Your instructions: Nothing outside the stretch should be returned: give exactly the lines from the line containing "Convert this chart to matplotlib code." through the line containing "from matplotlib.cm import ScalarMappable", including both.

Supplied material:
=======
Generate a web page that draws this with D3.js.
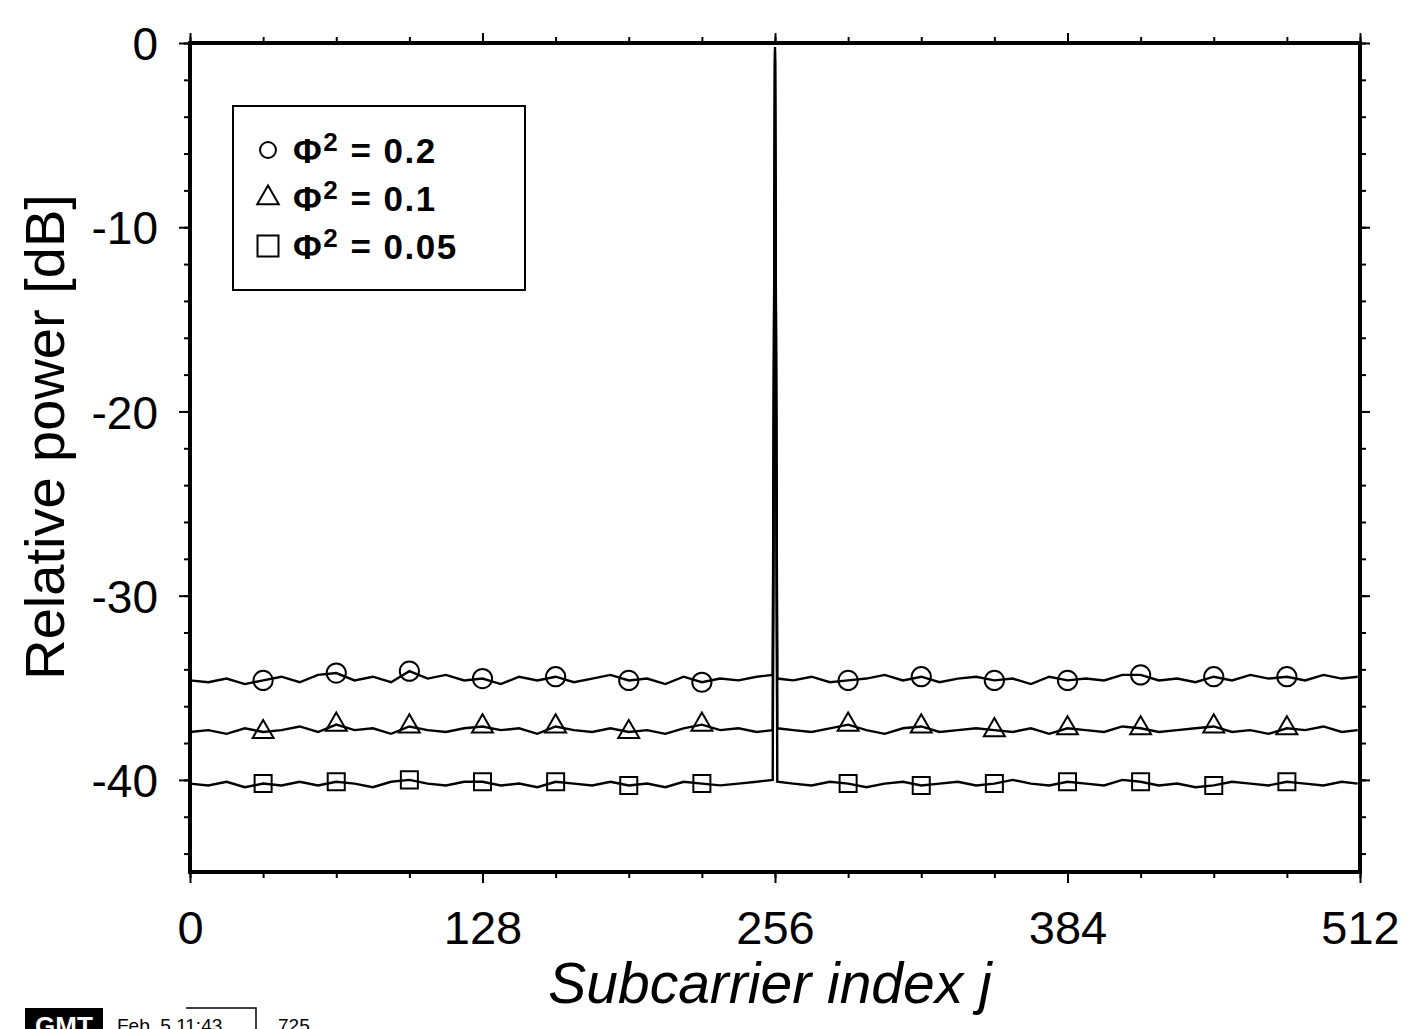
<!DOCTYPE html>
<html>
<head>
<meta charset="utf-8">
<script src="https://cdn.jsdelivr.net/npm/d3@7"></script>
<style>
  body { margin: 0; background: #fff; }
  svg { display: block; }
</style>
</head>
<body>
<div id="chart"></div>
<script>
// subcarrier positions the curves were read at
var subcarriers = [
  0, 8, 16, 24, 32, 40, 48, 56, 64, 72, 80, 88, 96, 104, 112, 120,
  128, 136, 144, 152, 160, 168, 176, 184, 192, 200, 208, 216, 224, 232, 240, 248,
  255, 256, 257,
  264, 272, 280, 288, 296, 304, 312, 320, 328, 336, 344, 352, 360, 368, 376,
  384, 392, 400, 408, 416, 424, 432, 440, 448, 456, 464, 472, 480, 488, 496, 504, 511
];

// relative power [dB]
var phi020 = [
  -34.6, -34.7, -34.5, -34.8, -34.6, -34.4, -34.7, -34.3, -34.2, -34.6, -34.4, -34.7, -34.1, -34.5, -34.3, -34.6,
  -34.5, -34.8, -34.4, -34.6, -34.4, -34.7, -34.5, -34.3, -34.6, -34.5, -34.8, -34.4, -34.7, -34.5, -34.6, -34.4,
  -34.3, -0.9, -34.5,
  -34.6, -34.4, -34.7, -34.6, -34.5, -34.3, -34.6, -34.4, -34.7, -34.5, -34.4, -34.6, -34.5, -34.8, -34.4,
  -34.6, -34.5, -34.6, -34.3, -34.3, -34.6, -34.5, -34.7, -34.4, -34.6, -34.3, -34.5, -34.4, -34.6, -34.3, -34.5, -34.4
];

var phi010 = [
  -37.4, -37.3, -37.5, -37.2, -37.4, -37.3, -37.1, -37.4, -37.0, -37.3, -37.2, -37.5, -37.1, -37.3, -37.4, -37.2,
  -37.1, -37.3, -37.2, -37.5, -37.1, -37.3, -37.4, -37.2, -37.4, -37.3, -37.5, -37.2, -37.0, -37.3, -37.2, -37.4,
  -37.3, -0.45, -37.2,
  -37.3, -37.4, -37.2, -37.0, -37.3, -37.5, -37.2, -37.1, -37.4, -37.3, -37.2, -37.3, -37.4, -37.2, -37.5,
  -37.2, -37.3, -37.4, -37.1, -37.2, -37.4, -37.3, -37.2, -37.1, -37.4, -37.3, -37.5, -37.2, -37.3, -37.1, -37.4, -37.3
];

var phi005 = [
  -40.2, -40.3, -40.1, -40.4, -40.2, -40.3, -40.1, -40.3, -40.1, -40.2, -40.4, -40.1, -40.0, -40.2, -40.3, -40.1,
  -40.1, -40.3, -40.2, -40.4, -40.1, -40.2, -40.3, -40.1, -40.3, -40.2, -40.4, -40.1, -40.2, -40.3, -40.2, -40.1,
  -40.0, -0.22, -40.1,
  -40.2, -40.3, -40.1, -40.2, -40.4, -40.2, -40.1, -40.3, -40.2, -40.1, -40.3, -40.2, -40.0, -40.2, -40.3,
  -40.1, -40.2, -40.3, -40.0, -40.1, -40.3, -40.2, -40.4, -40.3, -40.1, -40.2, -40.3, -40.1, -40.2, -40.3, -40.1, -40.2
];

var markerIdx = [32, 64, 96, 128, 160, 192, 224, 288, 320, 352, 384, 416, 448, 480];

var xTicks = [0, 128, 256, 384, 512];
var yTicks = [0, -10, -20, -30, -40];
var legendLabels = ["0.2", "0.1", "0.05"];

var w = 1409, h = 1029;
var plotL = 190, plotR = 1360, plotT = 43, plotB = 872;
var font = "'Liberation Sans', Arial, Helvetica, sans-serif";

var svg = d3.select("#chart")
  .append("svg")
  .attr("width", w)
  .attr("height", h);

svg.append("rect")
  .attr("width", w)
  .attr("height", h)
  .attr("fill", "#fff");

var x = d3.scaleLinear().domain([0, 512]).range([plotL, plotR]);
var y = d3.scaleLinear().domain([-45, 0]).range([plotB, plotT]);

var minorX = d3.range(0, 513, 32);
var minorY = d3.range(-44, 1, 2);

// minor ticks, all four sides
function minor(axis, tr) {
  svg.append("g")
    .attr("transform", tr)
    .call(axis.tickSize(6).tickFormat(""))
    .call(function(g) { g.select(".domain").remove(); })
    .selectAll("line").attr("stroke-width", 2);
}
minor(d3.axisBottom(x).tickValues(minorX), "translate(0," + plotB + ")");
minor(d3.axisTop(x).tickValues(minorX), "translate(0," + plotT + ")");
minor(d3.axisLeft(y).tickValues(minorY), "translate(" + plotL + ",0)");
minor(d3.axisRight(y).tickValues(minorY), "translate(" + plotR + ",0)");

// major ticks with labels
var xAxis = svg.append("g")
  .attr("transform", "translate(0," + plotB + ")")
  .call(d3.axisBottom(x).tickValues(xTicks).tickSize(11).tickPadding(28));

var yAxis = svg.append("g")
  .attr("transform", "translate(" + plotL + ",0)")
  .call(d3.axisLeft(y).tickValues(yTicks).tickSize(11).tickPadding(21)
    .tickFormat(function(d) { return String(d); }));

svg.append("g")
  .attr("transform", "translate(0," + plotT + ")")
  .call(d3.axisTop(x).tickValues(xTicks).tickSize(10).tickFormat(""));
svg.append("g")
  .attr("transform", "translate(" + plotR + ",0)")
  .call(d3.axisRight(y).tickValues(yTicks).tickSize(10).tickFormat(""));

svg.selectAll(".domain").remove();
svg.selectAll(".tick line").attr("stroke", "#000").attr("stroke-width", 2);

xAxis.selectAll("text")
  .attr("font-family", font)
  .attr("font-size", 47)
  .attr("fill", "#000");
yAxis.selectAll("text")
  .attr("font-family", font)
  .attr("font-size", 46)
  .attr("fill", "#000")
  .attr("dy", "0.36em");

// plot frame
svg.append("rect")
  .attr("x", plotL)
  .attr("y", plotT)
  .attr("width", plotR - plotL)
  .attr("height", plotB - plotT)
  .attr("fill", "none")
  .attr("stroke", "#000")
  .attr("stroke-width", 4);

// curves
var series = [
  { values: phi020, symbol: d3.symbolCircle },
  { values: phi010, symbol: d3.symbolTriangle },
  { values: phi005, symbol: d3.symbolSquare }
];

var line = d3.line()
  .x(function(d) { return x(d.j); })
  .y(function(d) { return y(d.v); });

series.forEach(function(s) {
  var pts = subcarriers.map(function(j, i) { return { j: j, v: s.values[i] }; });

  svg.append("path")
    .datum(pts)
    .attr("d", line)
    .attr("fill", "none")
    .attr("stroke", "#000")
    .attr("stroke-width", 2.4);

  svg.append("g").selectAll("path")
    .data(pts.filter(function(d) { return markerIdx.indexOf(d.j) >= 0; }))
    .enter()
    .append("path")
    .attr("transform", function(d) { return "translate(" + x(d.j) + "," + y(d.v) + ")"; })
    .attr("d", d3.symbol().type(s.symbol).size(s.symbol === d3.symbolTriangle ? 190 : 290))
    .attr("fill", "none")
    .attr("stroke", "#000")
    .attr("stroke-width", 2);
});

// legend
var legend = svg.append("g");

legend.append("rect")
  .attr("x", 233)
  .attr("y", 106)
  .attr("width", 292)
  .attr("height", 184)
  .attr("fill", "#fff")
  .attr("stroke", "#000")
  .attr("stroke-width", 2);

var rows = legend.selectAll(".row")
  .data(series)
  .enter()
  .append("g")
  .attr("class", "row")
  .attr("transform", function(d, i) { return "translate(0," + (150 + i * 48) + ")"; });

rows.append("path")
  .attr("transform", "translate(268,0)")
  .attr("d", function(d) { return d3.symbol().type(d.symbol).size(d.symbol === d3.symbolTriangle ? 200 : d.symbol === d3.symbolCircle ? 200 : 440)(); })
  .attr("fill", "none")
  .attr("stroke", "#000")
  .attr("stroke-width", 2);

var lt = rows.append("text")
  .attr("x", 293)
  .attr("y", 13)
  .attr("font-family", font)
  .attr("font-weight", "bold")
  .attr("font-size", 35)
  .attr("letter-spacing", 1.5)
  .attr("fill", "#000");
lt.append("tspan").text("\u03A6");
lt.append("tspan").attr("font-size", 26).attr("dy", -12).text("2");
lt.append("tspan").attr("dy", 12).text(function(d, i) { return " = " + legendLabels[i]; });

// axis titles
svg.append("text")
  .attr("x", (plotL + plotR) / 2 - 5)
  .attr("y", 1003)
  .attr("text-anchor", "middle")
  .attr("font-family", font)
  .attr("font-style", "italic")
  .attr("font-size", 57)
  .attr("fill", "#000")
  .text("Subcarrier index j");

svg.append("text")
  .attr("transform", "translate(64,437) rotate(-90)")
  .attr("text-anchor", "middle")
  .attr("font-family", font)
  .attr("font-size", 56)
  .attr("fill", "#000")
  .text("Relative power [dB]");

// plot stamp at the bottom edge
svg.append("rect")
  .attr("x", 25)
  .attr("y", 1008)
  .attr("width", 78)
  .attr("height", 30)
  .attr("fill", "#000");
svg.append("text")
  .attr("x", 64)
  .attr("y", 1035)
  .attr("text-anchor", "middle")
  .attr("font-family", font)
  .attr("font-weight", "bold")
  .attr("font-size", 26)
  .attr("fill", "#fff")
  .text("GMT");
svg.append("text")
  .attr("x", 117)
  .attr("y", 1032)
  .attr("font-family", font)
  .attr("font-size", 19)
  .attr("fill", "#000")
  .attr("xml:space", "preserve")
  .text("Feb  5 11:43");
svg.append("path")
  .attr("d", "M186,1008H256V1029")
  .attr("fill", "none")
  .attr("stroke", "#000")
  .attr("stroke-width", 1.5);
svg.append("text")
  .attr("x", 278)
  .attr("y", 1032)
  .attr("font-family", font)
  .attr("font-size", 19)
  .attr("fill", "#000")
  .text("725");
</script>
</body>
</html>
=======
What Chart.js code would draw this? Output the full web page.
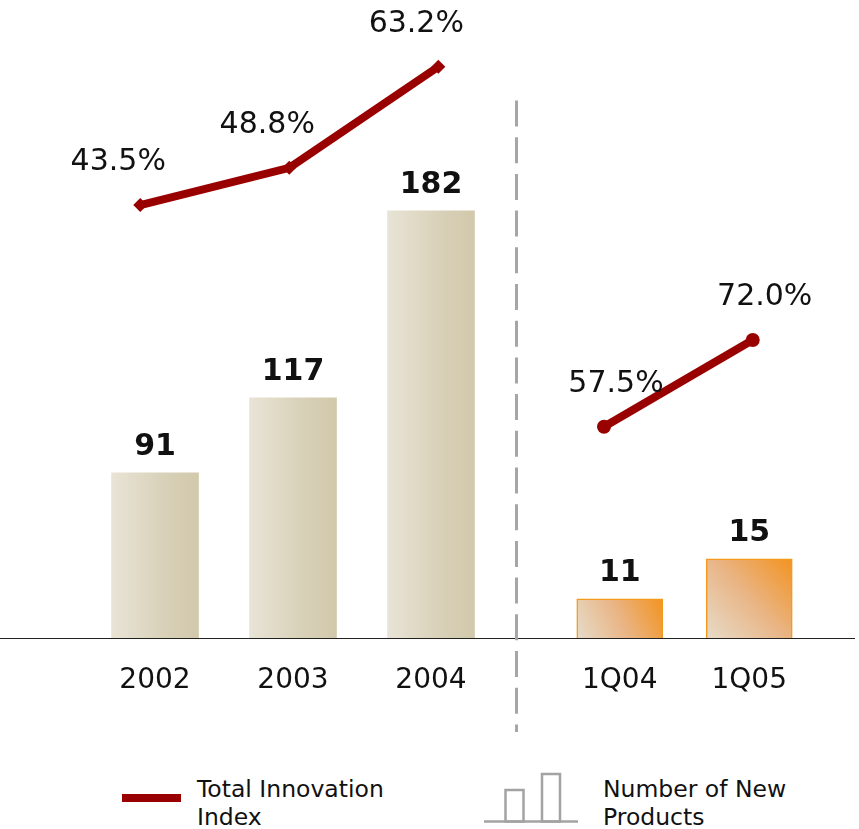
=======
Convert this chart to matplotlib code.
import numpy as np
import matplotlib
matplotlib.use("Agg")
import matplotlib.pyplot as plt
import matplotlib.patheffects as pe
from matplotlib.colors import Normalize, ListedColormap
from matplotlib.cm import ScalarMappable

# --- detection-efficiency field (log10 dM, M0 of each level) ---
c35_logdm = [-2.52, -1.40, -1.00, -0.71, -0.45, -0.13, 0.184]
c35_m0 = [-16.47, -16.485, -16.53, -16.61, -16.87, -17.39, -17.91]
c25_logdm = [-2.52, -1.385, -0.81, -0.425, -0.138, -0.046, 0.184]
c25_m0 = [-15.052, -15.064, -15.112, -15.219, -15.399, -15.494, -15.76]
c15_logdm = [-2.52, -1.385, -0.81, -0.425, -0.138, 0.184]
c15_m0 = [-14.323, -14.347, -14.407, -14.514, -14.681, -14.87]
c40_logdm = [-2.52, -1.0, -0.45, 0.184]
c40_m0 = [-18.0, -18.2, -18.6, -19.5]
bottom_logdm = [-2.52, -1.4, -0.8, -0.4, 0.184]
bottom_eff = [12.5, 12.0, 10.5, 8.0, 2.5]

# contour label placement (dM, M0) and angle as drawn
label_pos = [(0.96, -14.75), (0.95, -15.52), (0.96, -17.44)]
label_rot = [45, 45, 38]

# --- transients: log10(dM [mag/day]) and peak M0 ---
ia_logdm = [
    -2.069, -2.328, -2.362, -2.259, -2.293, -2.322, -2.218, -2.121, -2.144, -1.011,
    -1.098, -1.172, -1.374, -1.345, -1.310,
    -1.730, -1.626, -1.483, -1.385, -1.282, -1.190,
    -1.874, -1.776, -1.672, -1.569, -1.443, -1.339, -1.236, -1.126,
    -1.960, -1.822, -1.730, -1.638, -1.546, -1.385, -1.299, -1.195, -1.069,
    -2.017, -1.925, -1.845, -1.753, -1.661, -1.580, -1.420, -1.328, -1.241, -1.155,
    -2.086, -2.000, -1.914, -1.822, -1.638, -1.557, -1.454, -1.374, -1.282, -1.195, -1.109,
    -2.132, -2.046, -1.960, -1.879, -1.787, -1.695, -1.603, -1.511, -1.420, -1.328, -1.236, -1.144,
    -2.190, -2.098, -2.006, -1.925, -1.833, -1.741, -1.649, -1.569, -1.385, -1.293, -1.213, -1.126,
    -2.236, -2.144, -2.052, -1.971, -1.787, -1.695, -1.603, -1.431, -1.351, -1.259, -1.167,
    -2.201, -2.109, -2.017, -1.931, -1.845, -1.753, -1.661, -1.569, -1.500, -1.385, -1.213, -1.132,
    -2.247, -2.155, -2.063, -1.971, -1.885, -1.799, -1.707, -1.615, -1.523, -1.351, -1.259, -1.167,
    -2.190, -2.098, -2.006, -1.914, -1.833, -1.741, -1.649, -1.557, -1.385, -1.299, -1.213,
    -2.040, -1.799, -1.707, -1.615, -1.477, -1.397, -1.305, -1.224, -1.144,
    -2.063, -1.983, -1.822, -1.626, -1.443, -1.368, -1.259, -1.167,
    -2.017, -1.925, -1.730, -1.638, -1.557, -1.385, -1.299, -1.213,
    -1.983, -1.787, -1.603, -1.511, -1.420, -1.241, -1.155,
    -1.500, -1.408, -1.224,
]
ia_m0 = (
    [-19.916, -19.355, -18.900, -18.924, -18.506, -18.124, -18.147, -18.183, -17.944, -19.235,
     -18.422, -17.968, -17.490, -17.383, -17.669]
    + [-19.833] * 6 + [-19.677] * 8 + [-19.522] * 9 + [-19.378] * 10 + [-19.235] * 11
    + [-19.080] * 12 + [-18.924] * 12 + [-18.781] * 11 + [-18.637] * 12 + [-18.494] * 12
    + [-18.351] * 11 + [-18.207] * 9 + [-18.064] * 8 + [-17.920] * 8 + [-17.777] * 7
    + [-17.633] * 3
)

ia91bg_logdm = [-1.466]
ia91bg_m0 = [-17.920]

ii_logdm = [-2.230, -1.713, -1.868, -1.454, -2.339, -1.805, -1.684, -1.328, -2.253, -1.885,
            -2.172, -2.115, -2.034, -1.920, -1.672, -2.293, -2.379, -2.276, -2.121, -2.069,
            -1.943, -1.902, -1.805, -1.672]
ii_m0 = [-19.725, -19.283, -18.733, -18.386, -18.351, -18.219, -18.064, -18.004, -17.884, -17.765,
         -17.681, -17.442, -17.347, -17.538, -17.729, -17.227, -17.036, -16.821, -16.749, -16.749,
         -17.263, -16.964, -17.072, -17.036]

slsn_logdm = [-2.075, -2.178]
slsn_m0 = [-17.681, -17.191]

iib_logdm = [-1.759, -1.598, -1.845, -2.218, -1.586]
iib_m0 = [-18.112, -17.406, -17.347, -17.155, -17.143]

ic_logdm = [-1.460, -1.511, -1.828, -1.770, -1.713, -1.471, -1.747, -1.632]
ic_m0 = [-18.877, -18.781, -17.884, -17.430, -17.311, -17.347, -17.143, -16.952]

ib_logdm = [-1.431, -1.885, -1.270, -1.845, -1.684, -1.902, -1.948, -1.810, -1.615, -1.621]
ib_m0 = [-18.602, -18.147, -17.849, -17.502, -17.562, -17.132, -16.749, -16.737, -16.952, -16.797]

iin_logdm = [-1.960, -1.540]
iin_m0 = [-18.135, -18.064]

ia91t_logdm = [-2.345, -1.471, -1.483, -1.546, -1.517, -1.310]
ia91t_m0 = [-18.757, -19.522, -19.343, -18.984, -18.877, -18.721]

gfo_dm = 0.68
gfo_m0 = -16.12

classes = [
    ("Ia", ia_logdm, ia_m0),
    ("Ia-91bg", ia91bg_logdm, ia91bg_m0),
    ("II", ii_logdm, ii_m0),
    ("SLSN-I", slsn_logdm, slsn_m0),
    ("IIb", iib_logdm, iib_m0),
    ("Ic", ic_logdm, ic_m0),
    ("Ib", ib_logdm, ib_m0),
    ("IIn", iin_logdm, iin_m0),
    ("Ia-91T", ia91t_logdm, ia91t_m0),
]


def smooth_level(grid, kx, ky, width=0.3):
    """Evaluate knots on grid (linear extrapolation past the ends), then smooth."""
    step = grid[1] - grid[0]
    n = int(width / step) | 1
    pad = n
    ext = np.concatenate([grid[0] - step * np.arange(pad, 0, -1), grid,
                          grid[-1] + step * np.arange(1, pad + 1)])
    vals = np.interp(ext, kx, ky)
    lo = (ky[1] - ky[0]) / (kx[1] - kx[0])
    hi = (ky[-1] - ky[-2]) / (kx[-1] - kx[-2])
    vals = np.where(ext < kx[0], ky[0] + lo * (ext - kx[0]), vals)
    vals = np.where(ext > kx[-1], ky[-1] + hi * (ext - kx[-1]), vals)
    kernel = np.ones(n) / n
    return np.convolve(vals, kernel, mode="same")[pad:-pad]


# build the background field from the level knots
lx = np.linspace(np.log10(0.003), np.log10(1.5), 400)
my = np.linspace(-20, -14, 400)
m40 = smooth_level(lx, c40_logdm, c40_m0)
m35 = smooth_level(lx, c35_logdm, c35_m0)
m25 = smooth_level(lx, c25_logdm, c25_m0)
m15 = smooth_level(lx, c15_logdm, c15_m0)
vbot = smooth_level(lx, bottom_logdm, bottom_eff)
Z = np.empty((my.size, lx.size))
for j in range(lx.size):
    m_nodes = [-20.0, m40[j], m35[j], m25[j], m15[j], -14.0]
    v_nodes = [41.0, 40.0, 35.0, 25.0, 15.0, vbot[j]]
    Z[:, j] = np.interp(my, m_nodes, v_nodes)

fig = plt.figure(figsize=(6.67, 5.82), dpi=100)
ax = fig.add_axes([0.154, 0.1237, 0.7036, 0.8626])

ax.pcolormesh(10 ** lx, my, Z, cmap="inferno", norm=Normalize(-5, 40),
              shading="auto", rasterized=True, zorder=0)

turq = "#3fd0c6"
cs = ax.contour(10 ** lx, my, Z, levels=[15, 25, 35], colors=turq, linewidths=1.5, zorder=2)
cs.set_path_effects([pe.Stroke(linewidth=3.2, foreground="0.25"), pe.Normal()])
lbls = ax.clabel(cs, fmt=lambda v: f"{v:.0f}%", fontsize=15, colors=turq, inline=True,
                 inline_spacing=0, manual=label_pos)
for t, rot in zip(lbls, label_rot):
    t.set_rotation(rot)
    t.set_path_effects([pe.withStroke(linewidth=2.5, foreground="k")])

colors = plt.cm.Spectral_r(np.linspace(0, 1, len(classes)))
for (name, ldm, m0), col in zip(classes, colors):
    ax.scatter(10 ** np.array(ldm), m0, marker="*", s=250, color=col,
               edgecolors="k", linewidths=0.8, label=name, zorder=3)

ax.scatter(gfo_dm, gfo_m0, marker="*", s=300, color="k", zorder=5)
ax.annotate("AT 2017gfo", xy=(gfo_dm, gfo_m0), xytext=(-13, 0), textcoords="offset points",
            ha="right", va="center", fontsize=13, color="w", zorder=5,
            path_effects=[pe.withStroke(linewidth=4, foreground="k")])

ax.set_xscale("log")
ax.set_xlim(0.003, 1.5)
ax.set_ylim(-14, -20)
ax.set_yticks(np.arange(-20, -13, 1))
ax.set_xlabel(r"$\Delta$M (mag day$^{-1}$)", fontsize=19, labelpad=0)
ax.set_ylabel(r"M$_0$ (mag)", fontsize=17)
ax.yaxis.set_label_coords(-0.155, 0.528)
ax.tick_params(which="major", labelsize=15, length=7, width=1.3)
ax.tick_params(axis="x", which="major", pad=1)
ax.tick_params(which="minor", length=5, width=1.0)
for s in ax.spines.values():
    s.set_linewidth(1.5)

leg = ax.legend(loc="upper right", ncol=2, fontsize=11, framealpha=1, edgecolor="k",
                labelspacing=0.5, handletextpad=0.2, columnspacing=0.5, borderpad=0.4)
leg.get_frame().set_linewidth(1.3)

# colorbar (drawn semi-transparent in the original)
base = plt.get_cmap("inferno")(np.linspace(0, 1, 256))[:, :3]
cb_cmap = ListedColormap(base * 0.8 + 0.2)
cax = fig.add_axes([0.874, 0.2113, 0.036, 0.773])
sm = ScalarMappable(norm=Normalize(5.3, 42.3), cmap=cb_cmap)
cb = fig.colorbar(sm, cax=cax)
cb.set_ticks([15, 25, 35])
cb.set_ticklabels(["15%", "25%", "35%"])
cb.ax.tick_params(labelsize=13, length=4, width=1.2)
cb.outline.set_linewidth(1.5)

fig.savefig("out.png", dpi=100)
=======
Result for this task:
Convert this chart to matplotlib code.
import numpy as np
import matplotlib
matplotlib.use("Agg")
import matplotlib.pyplot as plt
import matplotlib.patheffects as pe
from matplotlib.colors import Normalize, ListedColormap
from matplotlib.cm import ScalarMappable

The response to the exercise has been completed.